Research being conducted on Hawaii's alternatives to oil-based energy generation should not exclude ethanol from sugar or sugar products, based on the USDA study.
The study says sugar-based ethanol might not be profitable long-term on a nationwide scale, favoring corn instead.
It cited the high costs of establishing sugar crops -- or "feedstock" -- where currently none grows, the capital expense of building facilities to process sugar and the need to have ethanol production facilities close to cane supplies.
Those problems do not appear to be major ones for Hawaii. High-yield sugar has been grown in the islands for generations. Though many processing facilities have been dismantled as the industry declined, some remain -- along with the expertise for forging them.
Moreover, in hopes of encouraging investment in the fuel's production, Hawaii allows a 100 percent tax credit for plant construction costs, one of the most generous in the nation. Proximity to feedstock could be the sole obstacle unless all major islands grow their own to mitigate transportation costs.

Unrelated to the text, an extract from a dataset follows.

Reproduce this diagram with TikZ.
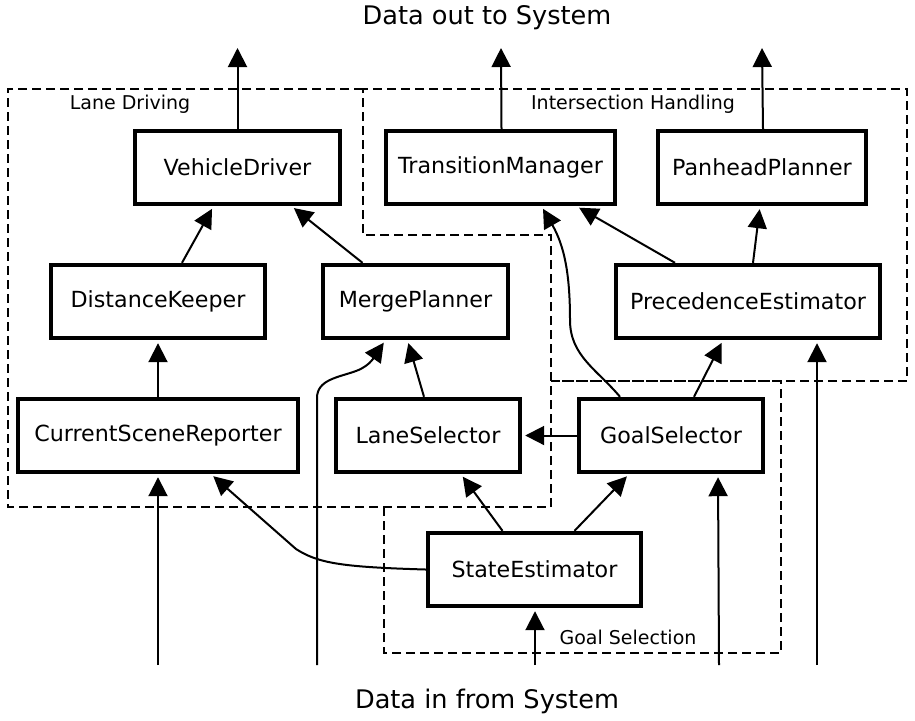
\documentclass[tikz,border=0pt]{standalone}
\usepackage{fontspec}
\setmainfont{DejaVu Sans}
\usetikzlibrary{arrows.meta,calc}
\begin{document}
\begin{tikzpicture}[x=0.5pt,y=-0.5pt,
 box/.style={draw,line width=2.2pt,minimum height=36.5pt,inner sep=0pt,font=\fontsize{11.1}{13}\selectfont},
 arr/.style={line width=1pt,-{Triangle[length=9.5pt,width=9.5pt]},shorten >=1.5pt},
 region/.style={line width=1pt,dash pattern=on 4.5pt off 2.5pt},
 lbl/.style={font=\fontsize{9.5}{11}\selectfont},
 io/.style={font=\fontsize{12.8}{15}\selectfont}]
\useasboundingbox (0,0) rectangle (915,720);
% regions
\draw[region] (363,89) -- (8,89) -- (8,507) -- (551,507) -- (551,235) -- (363,235) -- (363,89) -- (907,89) -- (907,381) -- (551,381);
\draw[region] (551,381) -- (781,381) -- (781,653) -- (384,653) -- (384,507);
\node[lbl] (ld) at (130,104) {Lane Driving};
\node[lbl] (ih) at (633,104) {Intersection Handling};
\node[lbl] (gsl) at (628,637) {Goal Selection};
\node[io] (out) at (487,18) {Data out to System};
\node[io] (in) at (487,701) {Data in from System};
% boxes
\node[box,minimum width=102.5pt] (vd) at (237.5,167.5) {VehicleDriver};
\node[box,minimum width=114.5pt] (tm) at (500.5,167.5) {TransitionManager};
\node[box,minimum width=104pt] (pp) at (762,167.5) {PanheadPlanner};
\node[box,minimum width=107pt] (dk) at (158,301.5) {DistanceKeeper};
\node[box,minimum width=92.5pt] (mp) at (415.5,301.5) {MergePlanner};
\node[box,minimum width=132pt] (pe) at (748,301.5) {PrecedenceEstimator};
\node[box,minimum width=140pt] (csr) at (158,435.5) {CurrentSceneReporter};
\node[box,minimum width=92pt] (ls) at (428,435.5) {LaneSelector};
\node[box,minimum width=92pt] (gs) at (671,435.5) {GoalSelector};
\node[box,minimum width=106.5pt] (se) at (534.5,569.5) {StateEstimator};
% outputs
\coordinate (o1) at (237.5,48);
\coordinate (o2) at (501,48);
\coordinate (o3) at (762,48);
\draw[arr,shorten >=0pt] (vd.north) -- (o1);
\draw[arr,shorten >=0pt] ([xshift=0.5pt]tm.north) -- (o2);
\draw[arr,shorten >=0pt] ([xshift=0.5pt]pp.north) -- (o3);
% inputs
\coordinate (i1) at (158,665);
\coordinate (i2) at (317,665);
\coordinate (i3) at (535,665);
\coordinate (i4) at (719,665);
\coordinate (i5) at (817,665);
\draw[arr] (i1) -- (csr.south);
\draw[arr] (i3) -- ([xshift=0.25pt]se.south);
\draw[arr] (i4) -- ([xshift=23.5pt]gs.south);
\draw[arr] (i5) -- ([xshift=34.5pt]pe.south);
\draw[arr] (i2) -- (317,398) to[out=90,in=200] (356,371) to[out=20,in=235] ([xshift=-15pt]mp.south);
% internal
\draw[arr] ([xshift=12pt]dk.north) -- ([xshift=-12pt]vd.south);
\draw[arr] ([xshift=-26.5pt]mp.north) -- ([xshift=27pt]vd.south);
\draw[arr] (csr.north) -- (dk.south);
\draw[arr] ([xshift=-2pt]ls.north) -- ([xshift=-4pt]mp.south);
\draw[arr] (se.west) .. controls (340,567) and (318,563) .. (296,549) -- ([xshift=26.5pt]csr.south);
\draw[arr] ([xshift=-16pt]se.north) -- ([xshift=16.5pt]ls.south);
\draw[arr] ([xshift=20pt]se.north) -- ([xshift=-21pt]gs.south);
\draw[arr] (gs.west) -- (ls.east);
\draw[arr] ([xshift=11.5pt]gs.north) -- ([xshift=-12.5pt]pe.south);
\draw[arr] ([xshift=-25.5pt]gs.north) to[out=130,in=-90] (570,320) to[out=90,in=-60] ([xshift=20.5pt]tm.south);
\draw[arr] ([xshift=-36.5pt]pe.north) -- ([xshift=38pt]tm.south);
\draw[arr] ([xshift=2.5pt]pe.north) -- ([xshift=-1pt]pp.south);
\end{tikzpicture}
\end{document}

The state only this year began requiring that 85 percent of gasoline sold here contain a portion of ethanol. The idea is to reduce oil dependence and encourage agriculture at the same time, but critics contend that ethanol is expensive to make and relies too much on oil-generated energy for production. However, besides its use as a transportation fuel, ethanol also could fire electricity plants, as Hawaiian Electric Co. has suggested for its proposed Campbell Industrial Park facility.
The report gives better profit marks to molasses, which can be derived from sugar, and one local ethanol processor plans to use that until it can start growing sorghum as feedstock.
The study measures sugar's profitability against corn, a crop widely available on the mainland, but demand has pushed corn's current production limits, leaving no room for crop damage or bad weather conditions.
Whether from sugar, corn or sorghum, profitability for ethanol is tied to the price of oil, a commodity "highly sensitive" to world events, the report says. For Hawaii, 90 percent dependent on fossil fuels for energy needs, a chief measure should be the profit of self-reliance.